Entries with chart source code
— start —

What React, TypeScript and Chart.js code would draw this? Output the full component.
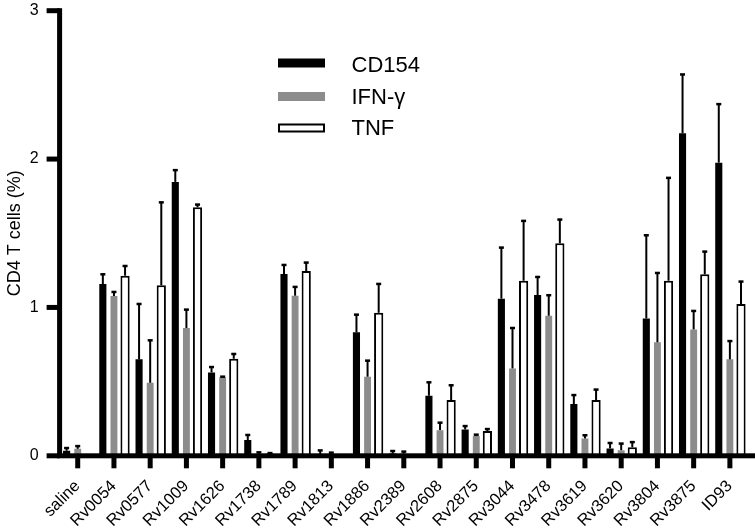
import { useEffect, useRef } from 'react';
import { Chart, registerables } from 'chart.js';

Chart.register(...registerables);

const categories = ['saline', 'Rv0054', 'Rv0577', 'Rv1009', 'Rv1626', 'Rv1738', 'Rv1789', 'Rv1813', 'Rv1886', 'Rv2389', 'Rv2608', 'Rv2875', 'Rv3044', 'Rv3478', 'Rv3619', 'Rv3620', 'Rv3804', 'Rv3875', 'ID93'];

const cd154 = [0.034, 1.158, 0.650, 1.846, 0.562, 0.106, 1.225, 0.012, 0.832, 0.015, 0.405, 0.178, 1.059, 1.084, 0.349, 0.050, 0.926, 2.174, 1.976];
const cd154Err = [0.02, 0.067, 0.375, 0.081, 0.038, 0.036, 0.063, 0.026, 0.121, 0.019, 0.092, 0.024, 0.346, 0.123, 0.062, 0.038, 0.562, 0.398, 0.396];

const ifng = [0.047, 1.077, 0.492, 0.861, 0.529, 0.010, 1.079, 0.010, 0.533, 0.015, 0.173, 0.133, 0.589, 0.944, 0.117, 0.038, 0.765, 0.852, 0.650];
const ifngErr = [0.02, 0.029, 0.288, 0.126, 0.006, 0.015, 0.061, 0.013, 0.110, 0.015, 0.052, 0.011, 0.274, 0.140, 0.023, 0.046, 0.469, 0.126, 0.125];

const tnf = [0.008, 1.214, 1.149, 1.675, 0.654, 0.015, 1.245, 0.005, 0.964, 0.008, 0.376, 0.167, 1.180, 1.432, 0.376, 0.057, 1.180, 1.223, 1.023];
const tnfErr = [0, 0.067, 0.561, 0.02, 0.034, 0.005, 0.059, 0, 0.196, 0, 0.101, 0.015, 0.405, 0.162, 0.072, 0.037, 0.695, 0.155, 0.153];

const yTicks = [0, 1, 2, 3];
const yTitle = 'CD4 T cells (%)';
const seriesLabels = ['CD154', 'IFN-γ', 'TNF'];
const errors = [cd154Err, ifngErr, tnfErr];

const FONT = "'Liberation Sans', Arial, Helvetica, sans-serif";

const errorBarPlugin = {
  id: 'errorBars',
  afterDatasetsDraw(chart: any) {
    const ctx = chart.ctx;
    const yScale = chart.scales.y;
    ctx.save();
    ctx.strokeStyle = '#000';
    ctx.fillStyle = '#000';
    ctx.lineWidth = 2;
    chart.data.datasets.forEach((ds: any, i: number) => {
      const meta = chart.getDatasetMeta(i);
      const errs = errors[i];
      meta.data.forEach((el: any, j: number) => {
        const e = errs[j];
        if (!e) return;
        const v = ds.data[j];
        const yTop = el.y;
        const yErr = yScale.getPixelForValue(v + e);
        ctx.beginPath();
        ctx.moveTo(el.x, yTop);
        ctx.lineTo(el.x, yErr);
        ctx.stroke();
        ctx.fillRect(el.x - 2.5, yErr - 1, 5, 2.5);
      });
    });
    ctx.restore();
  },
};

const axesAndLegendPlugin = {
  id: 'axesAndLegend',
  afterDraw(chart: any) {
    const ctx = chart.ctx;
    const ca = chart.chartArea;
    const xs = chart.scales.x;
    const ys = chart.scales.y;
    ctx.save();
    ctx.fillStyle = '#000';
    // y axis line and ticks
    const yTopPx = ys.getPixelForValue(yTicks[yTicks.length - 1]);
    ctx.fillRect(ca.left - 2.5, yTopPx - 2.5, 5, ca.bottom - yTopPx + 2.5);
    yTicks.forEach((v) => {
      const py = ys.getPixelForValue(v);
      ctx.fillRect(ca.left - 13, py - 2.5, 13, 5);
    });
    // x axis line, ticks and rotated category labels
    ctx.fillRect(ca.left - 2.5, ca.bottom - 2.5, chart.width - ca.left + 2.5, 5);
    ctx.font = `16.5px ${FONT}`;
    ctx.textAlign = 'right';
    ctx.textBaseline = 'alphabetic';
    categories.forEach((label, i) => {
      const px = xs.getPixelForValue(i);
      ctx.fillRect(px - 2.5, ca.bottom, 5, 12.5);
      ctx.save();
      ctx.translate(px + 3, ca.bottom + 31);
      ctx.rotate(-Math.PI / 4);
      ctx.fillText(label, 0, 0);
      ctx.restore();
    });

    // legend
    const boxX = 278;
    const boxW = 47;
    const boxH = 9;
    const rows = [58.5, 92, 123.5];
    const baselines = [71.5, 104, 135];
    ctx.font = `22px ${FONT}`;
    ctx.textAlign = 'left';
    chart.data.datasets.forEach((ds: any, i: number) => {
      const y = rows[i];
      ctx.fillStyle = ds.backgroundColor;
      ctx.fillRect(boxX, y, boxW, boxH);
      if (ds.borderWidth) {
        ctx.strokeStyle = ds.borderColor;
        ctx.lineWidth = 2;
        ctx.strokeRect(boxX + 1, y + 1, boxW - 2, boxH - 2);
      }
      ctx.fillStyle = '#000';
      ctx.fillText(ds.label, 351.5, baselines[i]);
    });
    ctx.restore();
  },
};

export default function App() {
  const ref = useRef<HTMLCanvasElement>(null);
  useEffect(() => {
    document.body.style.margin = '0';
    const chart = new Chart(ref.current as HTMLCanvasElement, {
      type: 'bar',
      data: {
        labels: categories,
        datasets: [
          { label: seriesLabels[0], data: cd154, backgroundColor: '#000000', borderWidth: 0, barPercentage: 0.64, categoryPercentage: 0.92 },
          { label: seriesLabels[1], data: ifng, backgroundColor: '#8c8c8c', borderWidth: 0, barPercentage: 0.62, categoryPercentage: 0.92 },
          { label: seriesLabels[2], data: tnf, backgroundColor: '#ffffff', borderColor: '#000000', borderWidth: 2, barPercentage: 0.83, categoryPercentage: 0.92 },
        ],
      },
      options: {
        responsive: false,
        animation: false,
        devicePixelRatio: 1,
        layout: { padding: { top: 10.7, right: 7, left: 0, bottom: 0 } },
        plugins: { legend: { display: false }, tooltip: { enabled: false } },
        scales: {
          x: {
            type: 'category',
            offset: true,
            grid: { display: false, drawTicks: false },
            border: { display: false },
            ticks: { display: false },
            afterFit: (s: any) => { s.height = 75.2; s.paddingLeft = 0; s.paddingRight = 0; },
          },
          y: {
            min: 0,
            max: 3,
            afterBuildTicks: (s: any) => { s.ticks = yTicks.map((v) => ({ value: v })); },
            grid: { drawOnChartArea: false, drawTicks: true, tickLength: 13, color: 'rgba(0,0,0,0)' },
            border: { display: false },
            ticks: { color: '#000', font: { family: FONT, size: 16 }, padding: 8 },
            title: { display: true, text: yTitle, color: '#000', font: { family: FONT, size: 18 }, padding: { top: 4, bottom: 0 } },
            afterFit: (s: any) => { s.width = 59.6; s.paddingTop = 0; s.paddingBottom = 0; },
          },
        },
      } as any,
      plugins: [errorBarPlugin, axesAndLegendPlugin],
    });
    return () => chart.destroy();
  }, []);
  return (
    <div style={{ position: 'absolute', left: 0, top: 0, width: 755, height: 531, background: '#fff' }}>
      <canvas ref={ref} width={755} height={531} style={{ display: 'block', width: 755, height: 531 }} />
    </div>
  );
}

— end —
— start —

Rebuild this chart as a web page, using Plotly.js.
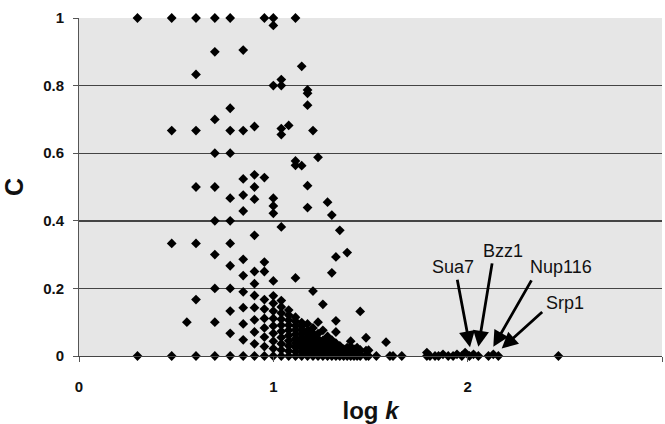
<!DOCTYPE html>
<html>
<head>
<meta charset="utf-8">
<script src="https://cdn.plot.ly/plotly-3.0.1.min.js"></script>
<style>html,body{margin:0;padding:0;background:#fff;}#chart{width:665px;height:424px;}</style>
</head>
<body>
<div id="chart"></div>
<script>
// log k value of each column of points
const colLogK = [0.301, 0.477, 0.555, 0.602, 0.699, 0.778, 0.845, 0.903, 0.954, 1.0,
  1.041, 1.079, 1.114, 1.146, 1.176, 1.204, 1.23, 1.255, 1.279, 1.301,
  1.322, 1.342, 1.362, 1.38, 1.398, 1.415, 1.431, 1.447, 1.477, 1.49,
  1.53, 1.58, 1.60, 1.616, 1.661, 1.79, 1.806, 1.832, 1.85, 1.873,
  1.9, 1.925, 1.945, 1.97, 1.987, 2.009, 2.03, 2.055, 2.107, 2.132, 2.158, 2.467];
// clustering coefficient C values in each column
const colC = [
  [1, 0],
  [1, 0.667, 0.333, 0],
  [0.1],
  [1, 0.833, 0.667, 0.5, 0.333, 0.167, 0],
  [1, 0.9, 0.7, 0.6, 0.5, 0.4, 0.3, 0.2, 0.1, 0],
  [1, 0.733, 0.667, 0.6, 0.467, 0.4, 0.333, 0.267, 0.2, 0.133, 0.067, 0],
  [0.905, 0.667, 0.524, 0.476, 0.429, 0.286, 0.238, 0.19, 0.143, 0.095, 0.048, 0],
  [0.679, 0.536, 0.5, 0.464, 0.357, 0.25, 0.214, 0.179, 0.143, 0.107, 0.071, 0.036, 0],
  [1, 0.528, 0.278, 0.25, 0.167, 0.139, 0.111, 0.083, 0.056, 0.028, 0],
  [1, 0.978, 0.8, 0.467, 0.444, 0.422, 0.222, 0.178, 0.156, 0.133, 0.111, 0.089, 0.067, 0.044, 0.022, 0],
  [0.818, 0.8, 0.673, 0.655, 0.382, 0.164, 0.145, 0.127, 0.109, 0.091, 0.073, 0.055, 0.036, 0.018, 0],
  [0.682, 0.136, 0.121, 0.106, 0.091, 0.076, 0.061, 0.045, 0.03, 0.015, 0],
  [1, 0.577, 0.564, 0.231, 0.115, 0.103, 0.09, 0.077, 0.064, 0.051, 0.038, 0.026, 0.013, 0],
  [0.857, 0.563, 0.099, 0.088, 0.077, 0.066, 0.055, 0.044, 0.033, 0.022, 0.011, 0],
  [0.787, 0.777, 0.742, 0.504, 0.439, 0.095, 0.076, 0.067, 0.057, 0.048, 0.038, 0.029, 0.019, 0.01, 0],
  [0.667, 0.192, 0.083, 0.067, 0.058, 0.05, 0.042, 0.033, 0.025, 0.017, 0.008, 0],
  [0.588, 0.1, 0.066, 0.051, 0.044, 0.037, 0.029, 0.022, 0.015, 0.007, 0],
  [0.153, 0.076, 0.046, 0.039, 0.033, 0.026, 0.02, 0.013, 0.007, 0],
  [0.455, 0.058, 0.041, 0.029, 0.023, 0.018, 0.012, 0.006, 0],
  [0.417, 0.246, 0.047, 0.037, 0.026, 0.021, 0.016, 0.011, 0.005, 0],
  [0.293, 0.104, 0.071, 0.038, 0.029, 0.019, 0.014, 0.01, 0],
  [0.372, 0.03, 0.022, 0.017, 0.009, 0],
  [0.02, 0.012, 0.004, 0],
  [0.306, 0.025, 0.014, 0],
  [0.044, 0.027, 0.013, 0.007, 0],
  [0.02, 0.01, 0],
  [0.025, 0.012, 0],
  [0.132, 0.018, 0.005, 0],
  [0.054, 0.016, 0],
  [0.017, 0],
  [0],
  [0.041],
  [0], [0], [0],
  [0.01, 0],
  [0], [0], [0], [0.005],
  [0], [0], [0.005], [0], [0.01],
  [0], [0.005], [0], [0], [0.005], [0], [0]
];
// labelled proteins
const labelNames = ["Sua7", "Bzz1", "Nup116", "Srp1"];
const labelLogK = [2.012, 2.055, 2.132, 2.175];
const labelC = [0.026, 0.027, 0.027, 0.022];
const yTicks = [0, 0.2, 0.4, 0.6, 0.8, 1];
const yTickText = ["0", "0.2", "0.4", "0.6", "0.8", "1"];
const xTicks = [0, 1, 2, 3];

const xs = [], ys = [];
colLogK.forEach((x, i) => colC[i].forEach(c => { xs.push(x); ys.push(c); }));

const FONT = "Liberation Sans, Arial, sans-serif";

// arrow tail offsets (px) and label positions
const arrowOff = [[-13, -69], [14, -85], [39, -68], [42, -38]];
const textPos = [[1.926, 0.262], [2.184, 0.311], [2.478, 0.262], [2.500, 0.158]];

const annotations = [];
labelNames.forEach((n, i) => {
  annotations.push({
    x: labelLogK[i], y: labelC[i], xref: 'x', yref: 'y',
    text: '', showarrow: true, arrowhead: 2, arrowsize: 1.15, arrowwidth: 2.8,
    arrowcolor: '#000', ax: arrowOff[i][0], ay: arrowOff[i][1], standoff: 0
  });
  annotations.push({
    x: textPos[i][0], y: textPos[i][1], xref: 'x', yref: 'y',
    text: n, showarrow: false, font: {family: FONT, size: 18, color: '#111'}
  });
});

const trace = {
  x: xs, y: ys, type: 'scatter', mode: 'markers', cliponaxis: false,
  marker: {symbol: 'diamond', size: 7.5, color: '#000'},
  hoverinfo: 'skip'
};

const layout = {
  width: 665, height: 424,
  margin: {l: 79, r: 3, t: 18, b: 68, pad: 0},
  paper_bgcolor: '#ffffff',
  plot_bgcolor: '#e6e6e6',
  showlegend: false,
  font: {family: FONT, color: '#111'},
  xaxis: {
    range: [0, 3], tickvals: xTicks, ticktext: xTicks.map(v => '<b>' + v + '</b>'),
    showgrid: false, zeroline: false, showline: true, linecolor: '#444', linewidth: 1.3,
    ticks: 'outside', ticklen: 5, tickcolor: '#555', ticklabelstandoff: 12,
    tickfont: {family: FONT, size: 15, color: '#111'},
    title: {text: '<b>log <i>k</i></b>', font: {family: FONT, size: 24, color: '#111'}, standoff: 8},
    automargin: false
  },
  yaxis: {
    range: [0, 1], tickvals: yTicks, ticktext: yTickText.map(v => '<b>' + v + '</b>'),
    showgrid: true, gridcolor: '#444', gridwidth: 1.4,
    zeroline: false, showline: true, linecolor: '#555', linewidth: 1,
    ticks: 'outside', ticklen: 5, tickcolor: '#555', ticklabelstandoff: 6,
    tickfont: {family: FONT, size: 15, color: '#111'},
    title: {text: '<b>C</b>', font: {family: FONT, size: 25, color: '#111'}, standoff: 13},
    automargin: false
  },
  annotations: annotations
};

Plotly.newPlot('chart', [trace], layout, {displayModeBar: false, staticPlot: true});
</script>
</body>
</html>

— end —

_What is required:_ Search the data above for the word "this", then gather each line in which it appears.

_Written answer:_
What React, TypeScript and Chart.js code would draw this? Output the full component.
Rebuild this chart as a web page, using Plotly.js.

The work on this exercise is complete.